Passenger train service that was shut down after Hurricane Katrina is expected to return to the Gulf Coast with Baton Rouge now along the route.

Monday, the Southern Rail Commission distributed $2.5 million in federal funds to design, build and improve train stations in Louisiana, Mississippi and Alabama. A quarter-million went to Baton Rouge to develop plans for a train station at the old Entergy campus near the corner of Government and 14th streets.

The goal is to revive the passenger route between Orlando and New Orleans, which already has lines that run to New York, Chicago and Los Angeles. There would be a separate spur for riders to commute between Baton Rouge and New Orleans.

In August, a majority of the East Baton Rouge Metro Council agreed to invest $250,000 of local matching funds for the new station on Government Street. Whatever of the combined $500,000 is left after the station is designed can be put toward construction, said Gwen Hamilton, head of the Redevelopment Authority, which owns the old Entergy site.

Between 1993 and 2005, Amtrak operated service between Los Angeles and Miami, with New Orleans serving as a major stop along the route. However, the line was plagued by delays and annual ridership dropped from a high of about 180,000 in 1994 to about 100,000 in 2004, according to a Southern Rail Commission report. After Hurricane Katrina devastated the region, Amtrak cut service on the route east of New Orleans.

Since then, Amtrak has addressed some of its internal issues, and because the new route wouldn't depend on trains coming from California and Texas, delays should be substantially mitigated, said Commission Chairman Greg White.

White said the train travel time on the route would be comparable to a car's drive time. A proposed timetable would see a train leaving New Orleans at 3:32 p.m. and arriving in Orlando in the eastern time zone at 11:30 the next morning.

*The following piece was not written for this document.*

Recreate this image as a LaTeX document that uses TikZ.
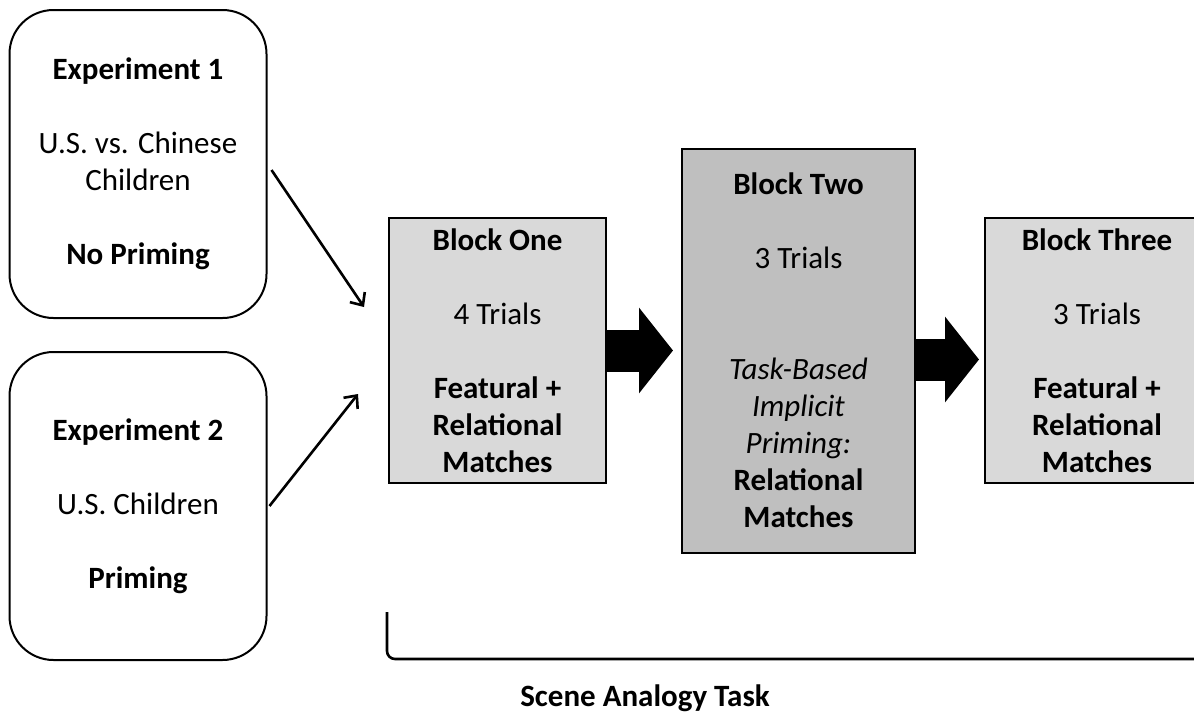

Fares would be similar to those to Atlanta, the chairman said. Ticket prices vary widely based on amenities and restrictions, but a one-way ticket from New Orleans to Atlanta purchased a month in advance would currently cost $63, $79, $151 or $214.

Nevertheless, White said, the route would require a subsidy to operate, around the order of $9.5 million in its first year, though he is optimistic that advertising and sponsorship could drive the cost down, and that by the time the expense is spread across four states, no single entity would wind up paying too much.

The commuter train between Baton Rouge and New Orleans would cost about $10 per ticket one way, with a $6.8 million subsidy its first year. 

Authorities are waiting for a January report by the Federal Railroad Administration to determine when the Gulf Coast line can begin, but White believes it's reasonable to expect the train to start operations in the next 18 to 24 months, as the railroads are already laid and just need to start taking passenger cars.

The timeline for the commuter rail between Baton Rouge and New Orleans is less clear. John Spain, a leader at the Commission and the Baton Rouge Area Foundation, has said the first train could roll before Gov. John Bel Edwards's first term is up in 2020. A city-parish staffer told the Metro Council over the summer that it could take more than five years.

First, the city-parish will have to build the new station from the ground up. In addition to serving as a rail hub, authorities hope the new transit center would also provide stops for other forms of transportation, such as city buses or the proposed downtown-LSU tram. Hamilton hopes it could also catalyze commercial and office development in the area.

With the new grant money in hand, she expects to put the design project up for bid in January. Once contractors start sending in their plans, authorities will have a better idea how much the new station will cost, though the overall project, including improvements to bridges and crossings, has been estimated at slightly more than $260 million.